Fables Volume 1

The Plot: The Adversary, a shadowy evil figure, has taken over the worlds of fantasy and forced their inhabitants, collectively known as the Fables, into hiding in New York City.  When Rose Red disappears amid a blood-strewn crime scene, her sister Snow White (the Fables’ deputy mayor) and detective Bigby (formerly known as the Big Bad Wolf) investigate. The trail takes them into contact with the lecherous Prince Charming, a furious Bluebeard, and a very bitter Little Pig, among many others.

The Author: Bill Willingham has been writing and illustrating comics and role playing games since the late 70s. He is the author of three novels, including Down the Mysterly River, and most recently wrote for the comic series Angel: After the Fall.

The Illustrator: Mark Buckingham got his start in the late 80s working on British magazine The Truth and American comic Hellblazer. He has done work on various Marvel and DC comics. Fun fact: author Neil Gaiman was the best man at his wedding.

Why It’s Awesome: The idea of a fairy tale person forced to live in the real world isn’t new, but what’s fun about this series is the fact that it isn’t just one character or two — it’s all of them.  The main players in this volume are traditional Grimm’s characters, but the illustrations include references to the Oz series and the Chronicles of Narnia as well as other world myths, suggesting that the Fables community incorporates every fantasy story ever written.  The chief pleasure of the series is watching those sometimes incongruous characters play off against both each other and the normal inhabitants of New York (the “mundanes”).
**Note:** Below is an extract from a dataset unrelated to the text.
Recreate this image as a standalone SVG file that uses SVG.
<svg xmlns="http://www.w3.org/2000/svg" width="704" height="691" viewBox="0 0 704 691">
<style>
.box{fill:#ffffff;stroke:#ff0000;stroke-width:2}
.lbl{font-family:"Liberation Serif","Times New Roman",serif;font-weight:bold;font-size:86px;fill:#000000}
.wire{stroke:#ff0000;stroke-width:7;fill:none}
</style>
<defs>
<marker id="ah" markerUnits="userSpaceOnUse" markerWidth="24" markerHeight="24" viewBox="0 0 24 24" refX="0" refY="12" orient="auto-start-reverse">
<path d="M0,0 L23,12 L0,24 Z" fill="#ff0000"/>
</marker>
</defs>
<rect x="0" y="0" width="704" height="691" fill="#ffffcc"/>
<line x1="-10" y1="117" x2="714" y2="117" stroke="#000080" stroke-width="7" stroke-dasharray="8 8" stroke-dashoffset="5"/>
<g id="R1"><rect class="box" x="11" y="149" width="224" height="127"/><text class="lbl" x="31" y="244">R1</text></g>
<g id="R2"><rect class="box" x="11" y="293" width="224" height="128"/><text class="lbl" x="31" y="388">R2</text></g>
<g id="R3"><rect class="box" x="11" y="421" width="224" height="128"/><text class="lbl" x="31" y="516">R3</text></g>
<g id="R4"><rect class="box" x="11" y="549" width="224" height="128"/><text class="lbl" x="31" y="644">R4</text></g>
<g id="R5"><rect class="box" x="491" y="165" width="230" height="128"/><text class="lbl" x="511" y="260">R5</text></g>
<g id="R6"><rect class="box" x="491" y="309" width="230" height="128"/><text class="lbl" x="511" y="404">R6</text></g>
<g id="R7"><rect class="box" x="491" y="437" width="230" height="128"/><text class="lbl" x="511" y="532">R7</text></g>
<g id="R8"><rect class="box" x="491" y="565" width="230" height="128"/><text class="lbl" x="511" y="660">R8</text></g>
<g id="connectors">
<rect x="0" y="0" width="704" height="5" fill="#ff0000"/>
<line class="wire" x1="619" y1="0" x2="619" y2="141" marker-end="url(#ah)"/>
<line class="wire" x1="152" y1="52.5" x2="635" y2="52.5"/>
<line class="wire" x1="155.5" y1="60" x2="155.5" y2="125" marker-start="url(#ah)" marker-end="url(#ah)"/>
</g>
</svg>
The story is told in a comic book format, with traditional comic-style illustrations.  The pictures are well-suited to the dialog and story line, often including sly hints to things the words themselves don’t reveal, such as a sub-plot involving an escaped fairy tale pig.  There are some clever details that play with the line between realism and fantasy, such as Bigby’s shadow, which is often lupine even when he looks human.

The plot is almost secondary in this first volume, which is more about establishing the characters and the rules of the fantasy world, but it’s engaging enough to keep the reader turning the pages.

Why It’s Not Awesome: Again, the plot is almost secondary to the story. It’s a murder mystery, but without enough of a hook to keep you truly engaged.  None of Rose Red’s back story really induces us to care about her murder–we’re only led to care about the detective solving it.

There isn’t much character development, even among the major players in the story.  I’m not sure if this is a result of having such a short story with so many characters, or if it’s because this is the first volume and the world is so intricate to set up.  Either way, for the most part  the characters end the story as the same people who began it.

The Final Judgment: An interesting spin on fairy tale/real world interaction.  I have the second volume on order.